I presented this idea to the man with the comedy accent behind the counter, but despite his amazing affability and quite incredible facial expressions, it was not an option. They did want to help me, however, and said they would accept British pounds. From this there proceeded an almost unfathomably idiotic passage wherein they tried to get the internet to work to find a currency converter, which took five minutes – then, having worked out the rate, everyone, including myself, was too shit at maths to work out how to do the conversion.
In the end, he happily presented me with the exchange rate of seventy-two pounds nineteen, for fifty euros, which struck me as rather odd considering the Pound is worth a good deal more than the Euro. “Okay, okay,” I said, grimacing with astonishment that I had not as yet fallen over and wept, “I’ll go to the bank.” So, I walked back into town and all the way back – this time, however, in record time (around fifty minutes round trip).
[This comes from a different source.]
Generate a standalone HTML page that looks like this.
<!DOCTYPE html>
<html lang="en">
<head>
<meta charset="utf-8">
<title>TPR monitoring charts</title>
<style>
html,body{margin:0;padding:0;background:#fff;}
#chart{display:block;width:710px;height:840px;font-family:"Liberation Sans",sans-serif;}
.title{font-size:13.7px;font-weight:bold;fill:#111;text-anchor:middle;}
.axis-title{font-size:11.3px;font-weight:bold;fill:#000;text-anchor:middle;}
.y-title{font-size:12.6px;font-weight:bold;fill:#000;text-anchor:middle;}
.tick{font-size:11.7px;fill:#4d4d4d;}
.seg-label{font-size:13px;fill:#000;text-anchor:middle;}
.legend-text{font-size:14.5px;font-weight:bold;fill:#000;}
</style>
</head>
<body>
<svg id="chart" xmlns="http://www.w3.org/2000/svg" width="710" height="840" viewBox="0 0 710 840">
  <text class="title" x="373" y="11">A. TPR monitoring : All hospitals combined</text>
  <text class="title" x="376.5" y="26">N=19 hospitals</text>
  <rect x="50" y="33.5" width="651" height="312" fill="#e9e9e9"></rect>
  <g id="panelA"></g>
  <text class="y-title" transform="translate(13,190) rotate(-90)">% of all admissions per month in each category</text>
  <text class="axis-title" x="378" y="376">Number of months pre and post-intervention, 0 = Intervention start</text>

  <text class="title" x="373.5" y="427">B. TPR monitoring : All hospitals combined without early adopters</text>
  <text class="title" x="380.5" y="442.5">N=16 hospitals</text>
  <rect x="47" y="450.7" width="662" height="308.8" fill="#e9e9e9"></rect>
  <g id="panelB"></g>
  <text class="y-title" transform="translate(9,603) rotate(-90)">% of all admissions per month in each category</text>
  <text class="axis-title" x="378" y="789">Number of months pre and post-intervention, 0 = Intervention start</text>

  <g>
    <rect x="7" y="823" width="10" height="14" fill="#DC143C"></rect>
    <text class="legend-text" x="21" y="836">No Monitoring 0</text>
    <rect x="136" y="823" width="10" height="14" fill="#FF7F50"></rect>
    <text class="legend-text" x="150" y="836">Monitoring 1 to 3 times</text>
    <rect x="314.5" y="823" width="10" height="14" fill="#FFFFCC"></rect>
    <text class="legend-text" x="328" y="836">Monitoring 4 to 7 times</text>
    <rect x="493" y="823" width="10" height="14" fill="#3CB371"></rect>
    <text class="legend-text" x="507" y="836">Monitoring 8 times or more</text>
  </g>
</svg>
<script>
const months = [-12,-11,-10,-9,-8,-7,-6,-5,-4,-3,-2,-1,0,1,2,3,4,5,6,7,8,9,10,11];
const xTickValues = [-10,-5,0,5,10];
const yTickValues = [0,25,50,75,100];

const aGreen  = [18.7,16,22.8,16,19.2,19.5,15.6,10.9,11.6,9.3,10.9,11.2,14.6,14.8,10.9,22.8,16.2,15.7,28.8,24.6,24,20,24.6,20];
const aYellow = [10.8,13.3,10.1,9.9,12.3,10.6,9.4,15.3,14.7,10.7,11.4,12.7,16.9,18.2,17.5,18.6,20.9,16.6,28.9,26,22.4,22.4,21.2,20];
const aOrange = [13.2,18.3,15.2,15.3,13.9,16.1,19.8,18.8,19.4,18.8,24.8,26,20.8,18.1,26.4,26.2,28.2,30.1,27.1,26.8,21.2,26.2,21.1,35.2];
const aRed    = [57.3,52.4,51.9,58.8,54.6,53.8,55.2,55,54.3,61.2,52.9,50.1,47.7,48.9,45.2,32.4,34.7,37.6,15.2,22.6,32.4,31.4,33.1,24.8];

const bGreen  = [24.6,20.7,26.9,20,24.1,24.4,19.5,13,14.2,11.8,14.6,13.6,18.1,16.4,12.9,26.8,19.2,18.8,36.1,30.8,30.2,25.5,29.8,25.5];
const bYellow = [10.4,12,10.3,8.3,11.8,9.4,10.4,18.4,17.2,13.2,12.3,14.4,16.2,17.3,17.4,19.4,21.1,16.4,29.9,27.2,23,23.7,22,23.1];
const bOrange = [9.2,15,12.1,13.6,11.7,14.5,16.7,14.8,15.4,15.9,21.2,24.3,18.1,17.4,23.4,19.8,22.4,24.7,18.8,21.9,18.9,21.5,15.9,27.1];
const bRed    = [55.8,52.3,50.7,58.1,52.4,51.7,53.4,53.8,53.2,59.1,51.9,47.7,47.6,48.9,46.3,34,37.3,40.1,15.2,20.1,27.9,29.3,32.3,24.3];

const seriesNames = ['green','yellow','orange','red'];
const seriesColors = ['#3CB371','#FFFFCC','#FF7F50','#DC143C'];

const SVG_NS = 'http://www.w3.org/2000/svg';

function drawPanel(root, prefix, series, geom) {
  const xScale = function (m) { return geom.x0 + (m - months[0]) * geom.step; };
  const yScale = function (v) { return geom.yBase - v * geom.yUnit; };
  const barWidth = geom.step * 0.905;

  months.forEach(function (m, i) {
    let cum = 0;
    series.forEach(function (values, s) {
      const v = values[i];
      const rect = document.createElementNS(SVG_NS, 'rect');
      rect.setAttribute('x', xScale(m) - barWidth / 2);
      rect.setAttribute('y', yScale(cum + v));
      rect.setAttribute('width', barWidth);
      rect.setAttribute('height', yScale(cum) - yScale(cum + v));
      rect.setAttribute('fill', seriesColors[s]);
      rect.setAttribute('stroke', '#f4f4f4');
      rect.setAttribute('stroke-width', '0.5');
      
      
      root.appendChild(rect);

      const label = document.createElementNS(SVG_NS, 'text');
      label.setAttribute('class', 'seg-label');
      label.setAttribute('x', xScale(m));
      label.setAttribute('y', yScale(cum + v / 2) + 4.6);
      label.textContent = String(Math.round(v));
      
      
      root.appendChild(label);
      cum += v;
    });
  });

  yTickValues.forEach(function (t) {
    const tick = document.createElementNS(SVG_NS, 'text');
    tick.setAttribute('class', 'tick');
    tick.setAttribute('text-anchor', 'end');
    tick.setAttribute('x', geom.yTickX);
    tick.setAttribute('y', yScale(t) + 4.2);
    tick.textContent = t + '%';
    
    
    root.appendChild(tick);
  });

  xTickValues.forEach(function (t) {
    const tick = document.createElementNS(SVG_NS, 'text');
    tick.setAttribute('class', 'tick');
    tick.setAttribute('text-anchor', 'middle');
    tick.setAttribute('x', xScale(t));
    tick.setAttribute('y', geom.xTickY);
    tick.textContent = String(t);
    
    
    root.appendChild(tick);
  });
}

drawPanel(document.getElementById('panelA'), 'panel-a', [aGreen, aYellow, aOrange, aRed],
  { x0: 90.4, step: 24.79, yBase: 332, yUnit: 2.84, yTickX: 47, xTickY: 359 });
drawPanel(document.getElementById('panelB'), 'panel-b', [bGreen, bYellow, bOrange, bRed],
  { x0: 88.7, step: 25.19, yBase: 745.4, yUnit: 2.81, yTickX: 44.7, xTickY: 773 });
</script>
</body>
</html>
Being ten o’clock and dying of dehydration, sausage-starvation and a general lack of stimulants, I did not dally in my hard-won shower, but rather was back out the door in five minutes time and over the road watching the last ten minutes of the France v. Portugal game for which I had hoped to be half-drunk at kick off.
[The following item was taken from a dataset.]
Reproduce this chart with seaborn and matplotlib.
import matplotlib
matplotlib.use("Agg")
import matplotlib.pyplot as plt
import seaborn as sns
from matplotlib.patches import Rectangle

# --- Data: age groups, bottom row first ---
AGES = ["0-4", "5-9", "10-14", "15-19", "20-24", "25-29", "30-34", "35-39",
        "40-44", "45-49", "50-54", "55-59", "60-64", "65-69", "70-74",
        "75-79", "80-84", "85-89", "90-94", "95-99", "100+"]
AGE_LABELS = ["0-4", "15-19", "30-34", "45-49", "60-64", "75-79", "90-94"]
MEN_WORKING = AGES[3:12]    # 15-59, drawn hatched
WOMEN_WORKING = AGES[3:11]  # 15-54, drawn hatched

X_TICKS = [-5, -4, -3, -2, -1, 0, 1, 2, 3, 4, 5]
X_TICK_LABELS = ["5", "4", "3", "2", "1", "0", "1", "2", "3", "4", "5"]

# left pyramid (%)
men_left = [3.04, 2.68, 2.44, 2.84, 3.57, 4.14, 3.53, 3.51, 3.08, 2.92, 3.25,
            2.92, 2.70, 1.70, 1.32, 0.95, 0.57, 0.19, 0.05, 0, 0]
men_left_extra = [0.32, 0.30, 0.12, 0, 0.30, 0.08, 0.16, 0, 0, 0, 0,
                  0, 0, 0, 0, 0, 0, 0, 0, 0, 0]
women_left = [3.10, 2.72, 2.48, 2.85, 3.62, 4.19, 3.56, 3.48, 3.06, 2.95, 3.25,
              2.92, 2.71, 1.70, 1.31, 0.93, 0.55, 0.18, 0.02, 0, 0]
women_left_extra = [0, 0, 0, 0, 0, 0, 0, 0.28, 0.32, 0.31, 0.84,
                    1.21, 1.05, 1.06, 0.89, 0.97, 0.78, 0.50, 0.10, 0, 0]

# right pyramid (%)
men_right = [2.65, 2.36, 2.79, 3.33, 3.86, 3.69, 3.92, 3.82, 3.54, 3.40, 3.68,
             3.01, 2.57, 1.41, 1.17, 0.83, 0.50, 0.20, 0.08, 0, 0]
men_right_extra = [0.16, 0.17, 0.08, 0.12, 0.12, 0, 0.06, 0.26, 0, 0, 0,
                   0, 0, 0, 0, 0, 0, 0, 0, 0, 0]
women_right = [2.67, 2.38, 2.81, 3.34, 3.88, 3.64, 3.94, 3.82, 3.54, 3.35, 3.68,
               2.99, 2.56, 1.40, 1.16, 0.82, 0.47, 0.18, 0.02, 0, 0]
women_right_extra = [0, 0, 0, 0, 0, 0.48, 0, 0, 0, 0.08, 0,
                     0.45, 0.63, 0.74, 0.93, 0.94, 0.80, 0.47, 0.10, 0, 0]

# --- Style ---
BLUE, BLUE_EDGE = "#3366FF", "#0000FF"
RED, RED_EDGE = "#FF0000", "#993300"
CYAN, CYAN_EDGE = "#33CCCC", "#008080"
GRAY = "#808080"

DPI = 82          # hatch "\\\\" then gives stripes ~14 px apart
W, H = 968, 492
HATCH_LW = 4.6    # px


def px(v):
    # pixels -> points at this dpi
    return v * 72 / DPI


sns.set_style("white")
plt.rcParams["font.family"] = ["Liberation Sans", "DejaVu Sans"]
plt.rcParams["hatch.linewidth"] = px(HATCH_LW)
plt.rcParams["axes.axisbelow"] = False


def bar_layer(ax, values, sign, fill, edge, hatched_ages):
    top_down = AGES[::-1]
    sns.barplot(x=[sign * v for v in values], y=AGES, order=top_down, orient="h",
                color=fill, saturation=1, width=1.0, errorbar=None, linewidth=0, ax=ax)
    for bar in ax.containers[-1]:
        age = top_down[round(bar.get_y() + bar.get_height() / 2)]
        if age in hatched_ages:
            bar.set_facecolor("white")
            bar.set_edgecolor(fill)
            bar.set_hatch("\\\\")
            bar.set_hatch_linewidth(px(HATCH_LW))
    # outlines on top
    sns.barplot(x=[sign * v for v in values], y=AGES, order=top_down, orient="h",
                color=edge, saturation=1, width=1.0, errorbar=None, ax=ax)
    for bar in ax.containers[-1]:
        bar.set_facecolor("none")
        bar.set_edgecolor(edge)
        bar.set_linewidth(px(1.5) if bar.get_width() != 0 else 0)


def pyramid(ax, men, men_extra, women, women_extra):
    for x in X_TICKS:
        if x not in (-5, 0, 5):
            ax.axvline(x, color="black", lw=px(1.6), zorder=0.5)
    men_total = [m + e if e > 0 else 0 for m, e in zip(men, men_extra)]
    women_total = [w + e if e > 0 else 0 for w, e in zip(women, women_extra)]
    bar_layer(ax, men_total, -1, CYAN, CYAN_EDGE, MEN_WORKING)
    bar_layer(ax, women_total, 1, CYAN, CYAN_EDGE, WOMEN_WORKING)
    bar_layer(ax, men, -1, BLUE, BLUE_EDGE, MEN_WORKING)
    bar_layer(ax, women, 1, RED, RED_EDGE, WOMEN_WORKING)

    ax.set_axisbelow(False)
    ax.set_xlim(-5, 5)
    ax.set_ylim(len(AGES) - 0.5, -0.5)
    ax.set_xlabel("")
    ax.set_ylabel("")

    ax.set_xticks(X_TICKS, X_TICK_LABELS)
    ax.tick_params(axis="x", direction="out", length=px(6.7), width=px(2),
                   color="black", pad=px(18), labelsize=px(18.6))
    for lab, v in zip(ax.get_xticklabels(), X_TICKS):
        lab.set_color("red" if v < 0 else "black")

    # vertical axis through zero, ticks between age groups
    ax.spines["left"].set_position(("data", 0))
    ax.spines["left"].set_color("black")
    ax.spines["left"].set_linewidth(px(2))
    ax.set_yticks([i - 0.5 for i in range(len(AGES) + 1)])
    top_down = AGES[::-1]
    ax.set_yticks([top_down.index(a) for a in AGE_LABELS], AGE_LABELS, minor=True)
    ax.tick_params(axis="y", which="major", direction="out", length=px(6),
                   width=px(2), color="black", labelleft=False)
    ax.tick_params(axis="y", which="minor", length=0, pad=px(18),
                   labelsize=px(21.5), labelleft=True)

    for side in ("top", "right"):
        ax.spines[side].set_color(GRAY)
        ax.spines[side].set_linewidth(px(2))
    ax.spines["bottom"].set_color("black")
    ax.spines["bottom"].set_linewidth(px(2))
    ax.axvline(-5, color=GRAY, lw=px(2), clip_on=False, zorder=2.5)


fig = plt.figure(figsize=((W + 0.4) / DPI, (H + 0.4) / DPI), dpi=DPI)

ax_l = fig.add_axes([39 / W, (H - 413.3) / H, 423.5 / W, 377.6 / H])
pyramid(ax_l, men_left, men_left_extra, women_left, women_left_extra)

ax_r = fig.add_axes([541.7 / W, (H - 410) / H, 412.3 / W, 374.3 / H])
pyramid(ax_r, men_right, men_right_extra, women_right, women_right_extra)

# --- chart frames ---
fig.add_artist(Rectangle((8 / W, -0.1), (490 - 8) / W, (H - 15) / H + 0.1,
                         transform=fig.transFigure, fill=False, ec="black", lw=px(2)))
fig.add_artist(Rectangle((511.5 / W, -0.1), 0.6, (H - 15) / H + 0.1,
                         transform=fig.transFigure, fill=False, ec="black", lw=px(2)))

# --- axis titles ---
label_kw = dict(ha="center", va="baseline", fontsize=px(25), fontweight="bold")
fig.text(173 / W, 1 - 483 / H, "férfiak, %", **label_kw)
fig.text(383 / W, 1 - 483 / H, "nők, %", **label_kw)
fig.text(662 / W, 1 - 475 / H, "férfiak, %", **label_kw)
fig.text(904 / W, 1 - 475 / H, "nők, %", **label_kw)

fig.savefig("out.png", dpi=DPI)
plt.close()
I downed several beers, sucked in a few fags, and then marched back into town to see what the scene was like. There I encountered the tail end of a free concert in a public square wherein some local band were banging out covers such as “I was made for loving you.” I put on a brave face and saw it out, then walked back to my local bar. By this time it was after midnight, but I was determined to have a good time since I was paying so much to be here. I sat at the bar with no intention of going anywhere for a few more hours.
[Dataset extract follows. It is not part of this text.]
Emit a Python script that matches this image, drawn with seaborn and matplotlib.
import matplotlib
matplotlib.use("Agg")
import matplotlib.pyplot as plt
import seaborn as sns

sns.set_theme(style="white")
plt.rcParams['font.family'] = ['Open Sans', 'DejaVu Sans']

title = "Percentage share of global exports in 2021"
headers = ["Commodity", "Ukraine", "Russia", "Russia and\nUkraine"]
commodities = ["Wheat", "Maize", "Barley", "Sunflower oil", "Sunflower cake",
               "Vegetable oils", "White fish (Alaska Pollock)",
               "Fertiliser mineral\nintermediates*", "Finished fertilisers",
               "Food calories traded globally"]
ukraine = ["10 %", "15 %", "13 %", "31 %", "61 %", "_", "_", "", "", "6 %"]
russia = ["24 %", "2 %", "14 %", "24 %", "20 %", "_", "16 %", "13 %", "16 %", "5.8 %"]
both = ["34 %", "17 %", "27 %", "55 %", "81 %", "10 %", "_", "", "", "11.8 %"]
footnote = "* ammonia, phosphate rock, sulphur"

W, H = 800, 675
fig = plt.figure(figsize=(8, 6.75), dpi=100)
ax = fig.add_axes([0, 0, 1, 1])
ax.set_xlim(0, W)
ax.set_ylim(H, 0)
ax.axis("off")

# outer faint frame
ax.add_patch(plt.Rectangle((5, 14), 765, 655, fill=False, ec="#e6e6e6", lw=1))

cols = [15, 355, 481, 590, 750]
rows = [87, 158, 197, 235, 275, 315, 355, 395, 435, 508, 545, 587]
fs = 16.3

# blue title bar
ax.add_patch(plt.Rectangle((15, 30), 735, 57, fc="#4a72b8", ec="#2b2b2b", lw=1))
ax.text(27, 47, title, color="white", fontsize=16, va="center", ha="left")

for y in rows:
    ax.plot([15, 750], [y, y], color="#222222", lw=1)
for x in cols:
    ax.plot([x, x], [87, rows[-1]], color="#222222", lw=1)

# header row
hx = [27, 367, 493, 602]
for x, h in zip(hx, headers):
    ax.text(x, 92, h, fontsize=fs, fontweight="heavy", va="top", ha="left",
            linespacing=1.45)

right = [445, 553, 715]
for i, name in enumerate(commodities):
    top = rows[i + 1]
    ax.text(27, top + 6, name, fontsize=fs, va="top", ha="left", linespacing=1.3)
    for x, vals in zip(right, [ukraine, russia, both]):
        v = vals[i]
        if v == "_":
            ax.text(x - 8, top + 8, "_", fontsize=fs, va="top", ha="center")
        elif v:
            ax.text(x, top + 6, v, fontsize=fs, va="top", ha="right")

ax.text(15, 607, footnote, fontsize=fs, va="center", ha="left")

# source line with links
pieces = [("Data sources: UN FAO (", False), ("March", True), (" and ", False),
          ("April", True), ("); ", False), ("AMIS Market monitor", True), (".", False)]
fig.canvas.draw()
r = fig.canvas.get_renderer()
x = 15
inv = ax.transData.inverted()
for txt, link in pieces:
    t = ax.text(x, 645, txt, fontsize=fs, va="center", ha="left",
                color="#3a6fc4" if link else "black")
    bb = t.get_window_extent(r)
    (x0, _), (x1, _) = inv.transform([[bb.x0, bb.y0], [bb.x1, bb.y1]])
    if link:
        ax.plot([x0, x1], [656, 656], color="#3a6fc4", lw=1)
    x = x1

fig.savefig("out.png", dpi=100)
It was at this point that I was approached by an elderly gentleman, if sprightly, originally from New York, who had officially changed his name to One Zero Six Nine. He was not afraid to show me his passport to prove it either. This guy was at least two thirds of the way off his trolley and after enjoying his initial inquisition, I endured several hours of his telling me that as a writer I was “the weaver”. The elaborate spiels which followed across the froth of many cold pilsners are too esoteric to recount here, suffice to say there were a lot of hand-gestures.
Relief came at around two in the morning when he introduced me to an Australian linguist who was lecturing at the local university and who had been here ten years. He too could not understand why people kept voting for John Howard, even though he was originally from Pymble. We still had no answers when at around four I staggered home and went to sleep to have a long, long dream about my alarm going off.
I woke up drunk just before the dream had a chance to turn into a nightmare and bolted with barely sufficient time to get back to the train station. I made it, thankfully, and took the train out to Altenburg, roughly an hour outside of Leipzig, from where my flight was departing.
– Handy hint, incidentally, if flying with Ryan Air, often two one-way tickets are cheaper than booking a return flight, so it’s a good idea to fly into one place and out another. Just pick a spot nearby on the map…
Right, looks like part two of my Balkans narrative will have to wait…
P.S. – was it just me, or was Roger Federer pointing north immediately after championship point in the Wimbledon final? I think that’s why he went and sat down for a while with his head in his hands before getting up to bask in the applause.